University of Oregon President Michael Schill asked the campus community today for their opinions on renaming Deady and Dunn halls, which are named after racists in UO’s past.
Schill sent out an email to the campus community on August 9 detailing the process the administration has gone through considering the renaming of Deady and Dunn Halls. In the email, Schill provided a link to a comment form for all UO students, staff and faculty to weigh in on this controversial topic.
Poll: Would students and faculty like to see the names of Deady Hall and Dunn Hall changed? https://t.co/mpc71wpwEm
— Emerald (@DailyEmerald) August 9, 2016
This consideration by UO administration came after the Black Student Task Force sent out a list of 13 demands last fall. The demands varied from creating a black cultural center on campus and removing the names of Matthew Deady and Frederick Dunn from two of the oldest buildings on campus. The BTSF cited these men’s racist histories as the reason that the UO should rename the halls.
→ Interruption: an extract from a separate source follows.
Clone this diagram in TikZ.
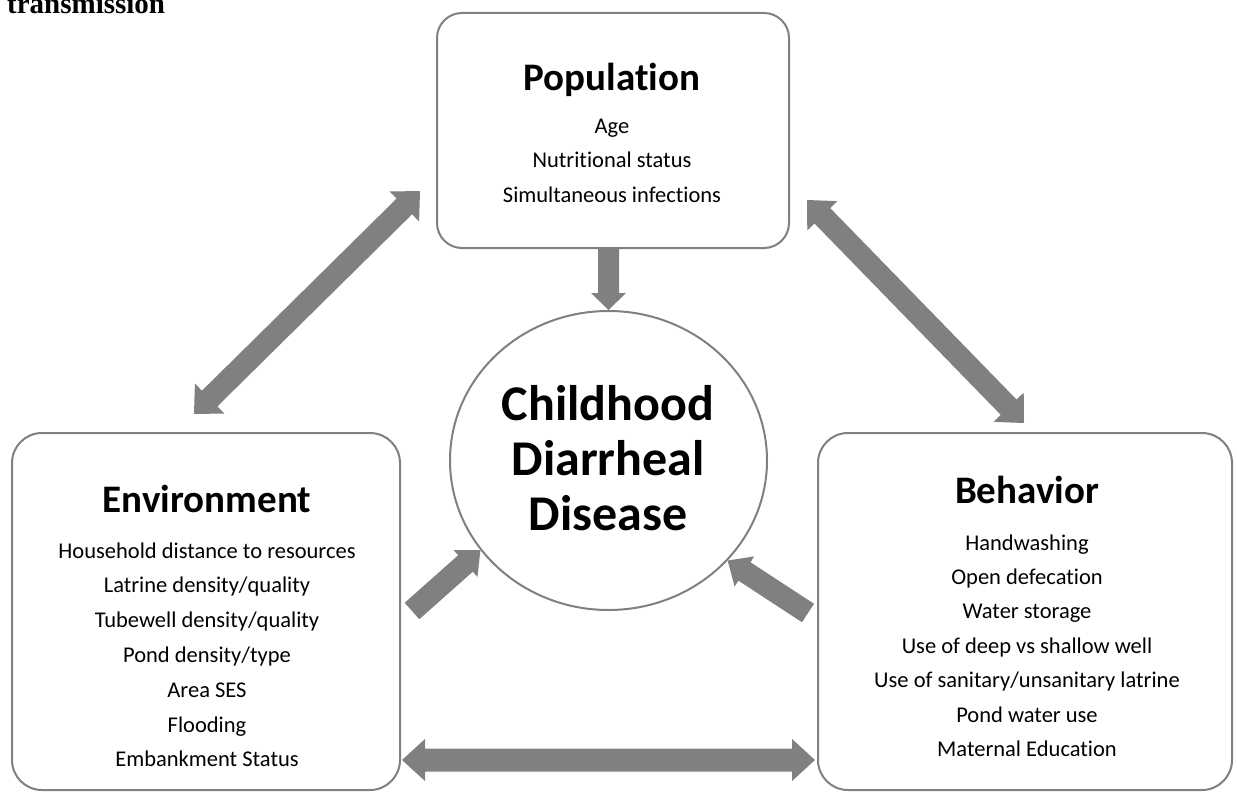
\documentclass[tikz,border=0pt]{standalone}
\usepackage{fontspec}
\setmainfont{Carlito}[Ligatures=NoCommon]
\newfontfamily\headserif{Liberation Serif}
\usetikzlibrary{calc,shapes.geometric}
\definecolor{linegray}{HTML}{808080}
\definecolor{arrowgray}{HTML}{808080}
\tikzset{
  boxshape/.style={draw=linegray, line width=2pt, fill=white, rectangle, inner sep=0pt},
  titletext/.style={anchor=base, inner sep=0pt, font=\fontsize{39}{44}\selectfont\bfseries},
  itemtext/.style={anchor=base, inner sep=0pt, font=\fontsize{22.5}{26}\selectfont},
  centertext/.style={anchor=base, inner sep=0pt, font=\fontsize{50}{55}\selectfont\bfseries},
  arrowfill/.style={fill=arrowgray},
}
% single block arrow: #1 from, #2 to, #3 shaft half-width, #4 head half-width, #5 head length
\newcommand\singlearrow[5]{%
  \coordinate (saN) at ($(#2)!#5!(#1)$);
  \fill[arrowfill] ($(#1)!#3!90:(#2)$) -- ($(saN)!#3!90:(#2)$) -- ($(saN)!#4!90:(#2)$)
    -- (#2) -- ($(saN)!#4!-90:(#2)$) -- ($(saN)!#3!-90:(#2)$) -- ($(#1)!#3!-90:(#2)$) -- cycle;
}
% double block arrow
\newcommand\doublearrow[5]{%
  \coordinate (daN1) at ($(#1)!#5!(#2)$);
  \coordinate (daN2) at ($(#2)!#5!(#1)$);
  \fill[arrowfill] (#1) -- ($(daN1)!#4!90:(#2)$) -- ($(daN1)!#3!90:(#2)$)
    -- ($(daN2)!#3!90:(#2)$) -- ($(daN2)!#4!90:(#2)$) -- (#2)
    -- ($(daN2)!#4!-90:(#2)$) -- ($(daN2)!#3!-90:(#2)$)
    -- ($(daN1)!#3!-90:(#2)$) -- ($(daN1)!#4!-90:(#2)$) -- cycle;
}
\begin{document}
\begin{tikzpicture}[x=1pt,y=-1pt]
\useasboundingbox[fill=white] (0,0) rectangle (1237,792);

% heading fragment
\node[anchor=base west, inner sep=0pt, font=\headserif\fontsize{29}{32}\selectfont\bfseries] (heading) at (7,14) {transmission};

% boxes
\node[boxshape, rounded corners=25pt, minimum width=352pt, minimum height=235pt] (pop) at (613,130.5) {};
\node[boxshape, rounded corners=30pt, minimum width=388pt, minimum height=357pt] (env) at (206,611.5) {};
\node[boxshape, rounded corners=30pt, minimum width=414pt, minimum height=357pt] (beh) at (1025,611.5) {};
\node[draw=linegray, line width=2pt, fill=white, ellipse, inner sep=0pt, minimum width=317pt, minimum height=299pt] (dis) at (608.5,460.5) {};

% population text
\node[titletext] (popT) at (612,90) {Population};
\node[itemtext] (pop1) at (612,133) {Age};
\node[itemtext] (pop2) at (612,167) {Nutritional status};
\node[itemtext] (pop3) at (612,202) {Simultaneous infections};

% centre text
\node[centertext] (dis1) at (608,420) {Childhood};
\node[centertext] (dis2) at (608,475) {Diarrheal};
\node[centertext] (dis3) at (608,530) {Disease};

% environment text
\node[titletext] (envT) at (207,512) {Environment};
\node[itemtext] (env1) at (207,558) {Household distance to resources};
\node[itemtext] (env2) at (207,592) {Latrine density/quality};
\node[itemtext] (env3) at (207,627) {Tubewell density/quality};
\node[itemtext] (env4) at (207,662) {Pond density/type};
\node[itemtext] (env5) at (207,697) {Area SES};
\node[itemtext] (env6) at (207,732) {Flooding};
\node[itemtext] (env7) at (207,766) {Embankment Status};

% behavior text
\node[titletext] (behT) at (1027,503) {Behavior};
\node[itemtext] (beh1) at (1027,550) {Handwashing};
\node[itemtext] (beh2) at (1027,584) {Open defecation};
\node[itemtext] (beh3) at (1027,618) {Water storage};
\node[itemtext] (beh4) at (1027,653) {Use of deep vs shallow well};
\node[itemtext] (beh5) at (1027,687) {Use of sanitary/unsanitary latrine};
\node[itemtext] (beh6) at (1027,722) {Pond water use};
\node[itemtext] (beh7) at (1027,756) {Maternal Education};

% connector end points
\coordinate (downTail) at (dis.north |- pop.south);
\coordinate (tlA) at (194,414);
\coordinate (tlB) at (420,191);
\coordinate (trA) at (807,200);
\coordinate (trB) at (1024,423);
\coordinate (botA) at (402,760);
\coordinate (botB) at (815,760);
\coordinate (llTail) at (412,611);
\coordinate (lrTail) at (808,613);

% arrows
\singlearrow{downTail}{dis.north}{10.5pt}{17.5pt}{17pt}
\singlearrow{llTail}{dis.215}{11pt}{18pt}{20pt}
\singlearrow{lrTail}{dis.-40.5}{11pt}{18pt}{20pt}
\doublearrow{tlA}{tlB}{11pt}{21pt}{22pt}
\doublearrow{trA}{trB}{11pt}{21pt}{22pt}
\doublearrow{botA}{botB}{11.5pt}{21pt}{23pt}
\end{tikzpicture}
\end{document}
The administration charged a task force earlier this year with generating a set of guidelines for the decision to rename the historic buildings on campus, as well as assigned three historians with uncovering all relevant research related to these buildings and their namesakes. These historians provided their findings to the UO administration on August 5.
The findings confirmed many of the criteria the BTSF cited as reasons to rename the buildings. Deady, who was a politician and judge on the Oregon Supreme Court, ran a pro-slavery campaign and supported many laws that excluded minority groups from entering the Oregon Territory. Dunn, a former Latin professor and chairman of the Latin Studies program at the UO, was a member and Grand Cyclops of the Eugene chapter of the Ku Klux Klan, the report confirms.
Schill called on the UO community to provide insight on the consideration to rename these halls by 5 p.m. on August 24. Following this comment period, Schill said he will, “Carefully consider the report and all the comments before announcing next steps, including the possibility of taking a denaming proposal for one or both buildings to the UO Board of Trustees.”